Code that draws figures
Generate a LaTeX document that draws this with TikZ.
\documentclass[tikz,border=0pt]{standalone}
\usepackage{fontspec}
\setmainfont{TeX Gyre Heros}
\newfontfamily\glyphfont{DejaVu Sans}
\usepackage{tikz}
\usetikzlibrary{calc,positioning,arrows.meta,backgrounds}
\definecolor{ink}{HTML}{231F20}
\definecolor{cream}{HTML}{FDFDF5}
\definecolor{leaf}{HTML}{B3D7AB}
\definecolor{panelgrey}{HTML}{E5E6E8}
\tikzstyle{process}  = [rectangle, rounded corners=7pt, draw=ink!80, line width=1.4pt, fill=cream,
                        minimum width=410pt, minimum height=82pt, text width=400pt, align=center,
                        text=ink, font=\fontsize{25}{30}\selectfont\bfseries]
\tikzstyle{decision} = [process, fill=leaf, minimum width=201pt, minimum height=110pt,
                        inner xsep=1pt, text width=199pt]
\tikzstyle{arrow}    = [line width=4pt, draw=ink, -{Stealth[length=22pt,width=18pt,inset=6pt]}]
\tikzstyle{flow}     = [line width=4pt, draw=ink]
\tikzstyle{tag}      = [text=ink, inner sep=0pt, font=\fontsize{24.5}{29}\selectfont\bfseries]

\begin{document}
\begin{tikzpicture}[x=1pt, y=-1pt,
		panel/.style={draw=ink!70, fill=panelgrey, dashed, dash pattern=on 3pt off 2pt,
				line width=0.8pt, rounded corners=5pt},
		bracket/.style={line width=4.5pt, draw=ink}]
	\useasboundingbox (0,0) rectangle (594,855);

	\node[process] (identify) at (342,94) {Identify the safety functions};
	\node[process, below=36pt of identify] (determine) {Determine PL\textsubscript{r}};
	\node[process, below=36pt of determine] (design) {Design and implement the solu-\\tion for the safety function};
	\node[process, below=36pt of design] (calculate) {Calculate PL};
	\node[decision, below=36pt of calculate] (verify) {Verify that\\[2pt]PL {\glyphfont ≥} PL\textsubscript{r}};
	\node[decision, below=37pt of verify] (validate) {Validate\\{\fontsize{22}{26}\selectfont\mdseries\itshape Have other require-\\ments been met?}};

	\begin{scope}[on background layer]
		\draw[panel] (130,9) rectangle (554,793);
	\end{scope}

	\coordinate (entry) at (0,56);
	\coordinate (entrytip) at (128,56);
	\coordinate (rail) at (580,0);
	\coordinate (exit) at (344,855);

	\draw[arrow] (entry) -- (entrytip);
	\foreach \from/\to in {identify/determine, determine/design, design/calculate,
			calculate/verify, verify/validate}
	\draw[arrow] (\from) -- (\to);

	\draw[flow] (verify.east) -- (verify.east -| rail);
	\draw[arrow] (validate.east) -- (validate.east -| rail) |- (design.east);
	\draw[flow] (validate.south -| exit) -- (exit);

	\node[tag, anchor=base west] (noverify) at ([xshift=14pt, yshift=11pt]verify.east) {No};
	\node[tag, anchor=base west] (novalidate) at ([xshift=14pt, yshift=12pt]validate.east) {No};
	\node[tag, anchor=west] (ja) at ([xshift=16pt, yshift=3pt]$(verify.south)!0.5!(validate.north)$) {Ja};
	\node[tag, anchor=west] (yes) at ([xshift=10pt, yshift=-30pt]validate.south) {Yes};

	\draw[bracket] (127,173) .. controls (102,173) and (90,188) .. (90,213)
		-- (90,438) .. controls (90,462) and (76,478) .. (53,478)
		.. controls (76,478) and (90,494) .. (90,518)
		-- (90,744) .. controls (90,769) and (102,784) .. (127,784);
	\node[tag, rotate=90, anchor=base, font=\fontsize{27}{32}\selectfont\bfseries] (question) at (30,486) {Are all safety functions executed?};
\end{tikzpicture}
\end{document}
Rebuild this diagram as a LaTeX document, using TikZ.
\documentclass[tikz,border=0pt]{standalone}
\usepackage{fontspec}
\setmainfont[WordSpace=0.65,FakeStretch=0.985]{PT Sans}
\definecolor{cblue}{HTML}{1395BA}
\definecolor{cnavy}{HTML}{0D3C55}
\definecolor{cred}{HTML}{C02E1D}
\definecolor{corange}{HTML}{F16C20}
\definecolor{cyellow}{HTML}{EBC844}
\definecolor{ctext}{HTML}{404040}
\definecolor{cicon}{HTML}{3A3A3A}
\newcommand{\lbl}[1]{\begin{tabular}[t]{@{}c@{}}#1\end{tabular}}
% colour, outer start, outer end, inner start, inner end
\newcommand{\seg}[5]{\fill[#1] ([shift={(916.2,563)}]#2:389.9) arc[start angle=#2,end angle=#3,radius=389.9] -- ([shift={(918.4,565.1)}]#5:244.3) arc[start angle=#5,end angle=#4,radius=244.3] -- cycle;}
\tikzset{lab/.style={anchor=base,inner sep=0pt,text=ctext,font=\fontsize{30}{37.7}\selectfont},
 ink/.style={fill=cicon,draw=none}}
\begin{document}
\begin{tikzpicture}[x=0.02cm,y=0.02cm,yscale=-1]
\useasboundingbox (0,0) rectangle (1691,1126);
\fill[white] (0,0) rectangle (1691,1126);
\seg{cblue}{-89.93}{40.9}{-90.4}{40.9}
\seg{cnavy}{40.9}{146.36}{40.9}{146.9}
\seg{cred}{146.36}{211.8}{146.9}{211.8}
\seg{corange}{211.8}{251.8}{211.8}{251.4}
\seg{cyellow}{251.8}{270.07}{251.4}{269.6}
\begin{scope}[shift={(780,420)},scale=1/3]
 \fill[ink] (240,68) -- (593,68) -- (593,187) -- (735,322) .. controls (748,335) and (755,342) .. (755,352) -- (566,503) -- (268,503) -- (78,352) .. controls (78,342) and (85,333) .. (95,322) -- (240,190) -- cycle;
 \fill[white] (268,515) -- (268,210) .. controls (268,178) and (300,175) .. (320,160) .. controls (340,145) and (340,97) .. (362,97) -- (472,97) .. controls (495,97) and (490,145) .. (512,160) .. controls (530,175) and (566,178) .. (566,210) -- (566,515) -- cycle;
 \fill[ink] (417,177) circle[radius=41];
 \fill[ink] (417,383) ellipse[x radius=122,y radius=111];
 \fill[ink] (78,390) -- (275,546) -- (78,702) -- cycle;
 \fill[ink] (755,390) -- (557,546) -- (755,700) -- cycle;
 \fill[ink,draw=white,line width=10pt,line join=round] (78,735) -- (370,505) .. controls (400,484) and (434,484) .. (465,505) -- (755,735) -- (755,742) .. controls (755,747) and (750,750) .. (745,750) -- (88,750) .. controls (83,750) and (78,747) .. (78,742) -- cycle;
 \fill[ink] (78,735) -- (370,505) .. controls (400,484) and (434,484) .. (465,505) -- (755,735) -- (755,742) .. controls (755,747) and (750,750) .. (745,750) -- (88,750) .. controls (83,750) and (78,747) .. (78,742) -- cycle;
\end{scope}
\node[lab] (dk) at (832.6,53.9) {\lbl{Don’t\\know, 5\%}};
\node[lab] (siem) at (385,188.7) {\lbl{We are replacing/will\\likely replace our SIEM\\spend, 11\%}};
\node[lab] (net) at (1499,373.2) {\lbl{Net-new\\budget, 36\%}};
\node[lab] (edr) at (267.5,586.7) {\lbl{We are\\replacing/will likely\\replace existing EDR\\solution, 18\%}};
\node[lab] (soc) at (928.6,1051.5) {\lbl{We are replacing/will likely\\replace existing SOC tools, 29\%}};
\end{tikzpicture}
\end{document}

◆ **WHAT THE EXERCISE ASKS**: All of the entries should be written out again exactly.

◆ **OUTPUT**:
Generate a LaTeX document that draws this with TikZ.
\documentclass[tikz,border=0pt]{standalone}
\usepackage{fontspec}
\setmainfont{TeX Gyre Heros}
\newfontfamily\glyphfont{DejaVu Sans}
\usepackage{tikz}
\usetikzlibrary{calc,positioning,arrows.meta,backgrounds}
\definecolor{ink}{HTML}{231F20}
\definecolor{cream}{HTML}{FDFDF5}
\definecolor{leaf}{HTML}{B3D7AB}
\definecolor{panelgrey}{HTML}{E5E6E8}
\tikzstyle{process}  = [rectangle, rounded corners=7pt, draw=ink!80, line width=1.4pt, fill=cream,
                        minimum width=410pt, minimum height=82pt, text width=400pt, align=center,
                        text=ink, font=\fontsize{25}{30}\selectfont\bfseries]
\tikzstyle{decision} = [process, fill=leaf, minimum width=201pt, minimum height=110pt,
                        inner xsep=1pt, text width=199pt]
\tikzstyle{arrow}    = [line width=4pt, draw=ink, -{Stealth[length=22pt,width=18pt,inset=6pt]}]
\tikzstyle{flow}     = [line width=4pt, draw=ink]
\tikzstyle{tag}      = [text=ink, inner sep=0pt, font=\fontsize{24.5}{29}\selectfont\bfseries]

\begin{document}
\begin{tikzpicture}[x=1pt, y=-1pt,
		panel/.style={draw=ink!70, fill=panelgrey, dashed, dash pattern=on 3pt off 2pt,
				line width=0.8pt, rounded corners=5pt},
		bracket/.style={line width=4.5pt, draw=ink}]
	\useasboundingbox (0,0) rectangle (594,855);

	\node[process] (identify) at (342,94) {Identify the safety functions};
	\node[process, below=36pt of identify] (determine) {Determine PL\textsubscript{r}};
	\node[process, below=36pt of determine] (design) {Design and implement the solu-\\tion for the safety function};
	\node[process, below=36pt of design] (calculate) {Calculate PL};
	\node[decision, below=36pt of calculate] (verify) {Verify that\\[2pt]PL {\glyphfont ≥} PL\textsubscript{r}};
	\node[decision, below=37pt of verify] (validate) {Validate\\{\fontsize{22}{26}\selectfont\mdseries\itshape Have other require-\\ments been met?}};

	\begin{scope}[on background layer]
		\draw[panel] (130,9) rectangle (554,793);
	\end{scope}

	\coordinate (entry) at (0,56);
	\coordinate (entrytip) at (128,56);
	\coordinate (rail) at (580,0);
	\coordinate (exit) at (344,855);

	\draw[arrow] (entry) -- (entrytip);
	\foreach \from/\to in {identify/determine, determine/design, design/calculate,
			calculate/verify, verify/validate}
	\draw[arrow] (\from) -- (\to);

	\draw[flow] (verify.east) -- (verify.east -| rail);
	\draw[arrow] (validate.east) -- (validate.east -| rail) |- (design.east);
	\draw[flow] (validate.south -| exit) -- (exit);

	\node[tag, anchor=base west] (noverify) at ([xshift=14pt, yshift=11pt]verify.east) {No};
	\node[tag, anchor=base west] (novalidate) at ([xshift=14pt, yshift=12pt]validate.east) {No};
	\node[tag, anchor=west] (ja) at ([xshift=16pt, yshift=3pt]$(verify.south)!0.5!(validate.north)$) {Ja};
	\node[tag, anchor=west] (yes) at ([xshift=10pt, yshift=-30pt]validate.south) {Yes};

	\draw[bracket] (127,173) .. controls (102,173) and (90,188) .. (90,213)
		-- (90,438) .. controls (90,462) and (76,478) .. (53,478)
		.. controls (76,478) and (90,494) .. (90,518)
		-- (90,744) .. controls (90,769) and (102,784) .. (127,784);
	\node[tag, rotate=90, anchor=base, font=\fontsize{27}{32}\selectfont\bfseries] (question) at (30,486) {Are all safety functions executed?};
\end{tikzpicture}
\end{document}
Rebuild this diagram as a LaTeX document, using TikZ.
\documentclass[tikz,border=0pt]{standalone}
\usepackage{fontspec}
\setmainfont[WordSpace=0.65,FakeStretch=0.985]{PT Sans}
\definecolor{cblue}{HTML}{1395BA}
\definecolor{cnavy}{HTML}{0D3C55}
\definecolor{cred}{HTML}{C02E1D}
\definecolor{corange}{HTML}{F16C20}
\definecolor{cyellow}{HTML}{EBC844}
\definecolor{ctext}{HTML}{404040}
\definecolor{cicon}{HTML}{3A3A3A}
\newcommand{\lbl}[1]{\begin{tabular}[t]{@{}c@{}}#1\end{tabular}}
% colour, outer start, outer end, inner start, inner end
\newcommand{\seg}[5]{\fill[#1] ([shift={(916.2,563)}]#2:389.9) arc[start angle=#2,end angle=#3,radius=389.9] -- ([shift={(918.4,565.1)}]#5:244.3) arc[start angle=#5,end angle=#4,radius=244.3] -- cycle;}
\tikzset{lab/.style={anchor=base,inner sep=0pt,text=ctext,font=\fontsize{30}{37.7}\selectfont},
 ink/.style={fill=cicon,draw=none}}
\begin{document}
\begin{tikzpicture}[x=0.02cm,y=0.02cm,yscale=-1]
\useasboundingbox (0,0) rectangle (1691,1126);
\fill[white] (0,0) rectangle (1691,1126);
\seg{cblue}{-89.93}{40.9}{-90.4}{40.9}
\seg{cnavy}{40.9}{146.36}{40.9}{146.9}
\seg{cred}{146.36}{211.8}{146.9}{211.8}
\seg{corange}{211.8}{251.8}{211.8}{251.4}
\seg{cyellow}{251.8}{270.07}{251.4}{269.6}
\begin{scope}[shift={(780,420)},scale=1/3]
 \fill[ink] (240,68) -- (593,68) -- (593,187) -- (735,322) .. controls (748,335) and (755,342) .. (755,352) -- (566,503) -- (268,503) -- (78,352) .. controls (78,342) and (85,333) .. (95,322) -- (240,190) -- cycle;
 \fill[white] (268,515) -- (268,210) .. controls (268,178) and (300,175) .. (320,160) .. controls (340,145) and (340,97) .. (362,97) -- (472,97) .. controls (495,97) and (490,145) .. (512,160) .. controls (530,175) and (566,178) .. (566,210) -- (566,515) -- cycle;
 \fill[ink] (417,177) circle[radius=41];
 \fill[ink] (417,383) ellipse[x radius=122,y radius=111];
 \fill[ink] (78,390) -- (275,546) -- (78,702) -- cycle;
 \fill[ink] (755,390) -- (557,546) -- (755,700) -- cycle;
 \fill[ink,draw=white,line width=10pt,line join=round] (78,735) -- (370,505) .. controls (400,484) and (434,484) .. (465,505) -- (755,735) -- (755,742) .. controls (755,747) and (750,750) .. (745,750) -- (88,750) .. controls (83,750) and (78,747) .. (78,742) -- cycle;
 \fill[ink] (78,735) -- (370,505) .. controls (400,484) and (434,484) .. (465,505) -- (755,735) -- (755,742) .. controls (755,747) and (750,750) .. (745,750) -- (88,750) .. controls (83,750) and (78,747) .. (78,742) -- cycle;
\end{scope}
\node[lab] (dk) at (832.6,53.9) {\lbl{Don’t\\know, 5\%}};
\node[lab] (siem) at (385,188.7) {\lbl{We are replacing/will\\likely replace our SIEM\\spend, 11\%}};
\node[lab] (net) at (1499,373.2) {\lbl{Net-new\\budget, 36\%}};
\node[lab] (edr) at (267.5,586.7) {\lbl{We are\\replacing/will likely\\replace existing EDR\\solution, 18\%}};
\node[lab] (soc) at (928.6,1051.5) {\lbl{We are replacing/will likely\\replace existing SOC tools, 29\%}};
\end{tikzpicture}
\end{document}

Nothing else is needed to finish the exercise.